Although this study conducted ecological zoning using LUI and LER, reflecting the external disturbances and internal vulnerabilities of ecosystems through the three main indicators of LER, these indicators do not encompass all factors that may influence ecological risk. To present a more comprehensive and objective view of ecological conditions, future research should further introduce a series of quantitative indicators that accurately reflect ecological vulnerability, such as the ecological sensitivity index, ecological resilience index, and biodiversity index. These indicators could help improve the ecological risk assessment model, provide deeper insights into their specific impacts on ecological vulnerability, and further enhance the accuracy and scientific rigor of ecological zoning.

5. Conclusions

This study innovatively proposes an ecological zoning method from a multidimensional perspective of PLES, coupling the interactions LUI-LER. Taking WJL as the research area, we first explored the evolution of PLES and assessed the spatiotemporal distribution characteristics of LUI and LER. Finally, ecological zones were delineated based on the LUI-LER CCD.

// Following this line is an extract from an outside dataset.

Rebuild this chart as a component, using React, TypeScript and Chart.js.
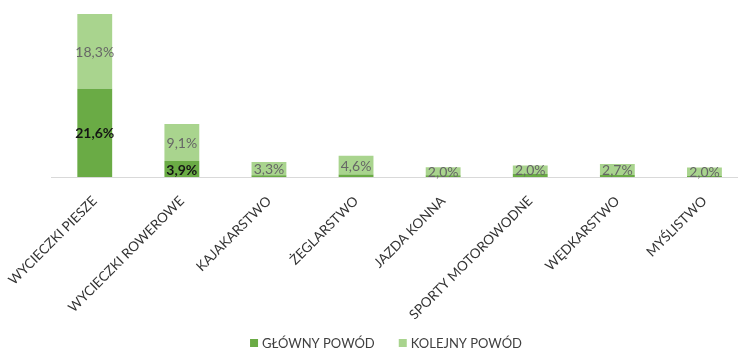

The study yields the following main conclusions: (1) Between 2000 and 2020, PS dominated, with PS, LS, and PLS showing a continuous growth trend, while ES exhibited a trend of first decreasing and then increasing. During this period, the area of outgoing PES was the largest, reaching 2784.23 km², while the area of incoming PS was the largest, amounting to 3112.33 km². (2) LUI displayed a spatial distribution characteristic of “high in the center, low in the east and west.” During 2000–2020, the “middle” intensity zone was the predominant type, accounting for 46%. During this period, the areas of “weakest,” “stronger,” and “strongest” intensity zones decreased by 124.16 km², 193.83 km², and 682.89 km², respectively, while the area of the “weaker” intensity zone increased by 48.23 km², indicating an overall declining trend in LUI. (3) LER exhibited a spatial distribution characteristic of “low in the center, high in the east and west.” During 2000–2020, the “highest” risk zone was the predominant type, constituting 45%. Over this period, the “lowest” risk zone gradually increased, while the “lower” risk zone showed a trend of first decreasing and then increasing. Between 2000 and 2005, the areas of “medium,” “higher,” and “highest” risk zones increased by 490.66 km², 1036.71 km², and 757.65 km², respectively, but remained stable or decreased by 2020. (4) From 2000 to 2020, the CCD of LUI and LER displayed polarized characteristics, indicating a catching-up effect in low-coupling coordination areas, while growth in high-coupling coordination areas was relatively slow. Overall, the CCD of LUI and LER in the study area exhibited an upward trend. (5) The ecological zoning in WJL can be categorized into an ECP zone, EPG zone, ECM zone, EO zone, and ER zone, with ECP zone dominating, accounting for 61.63% of the total area of the study area.

In summary, the research findings provide a scientific basis for sustainable development in the spatial planning and ecological management zoning of the study area.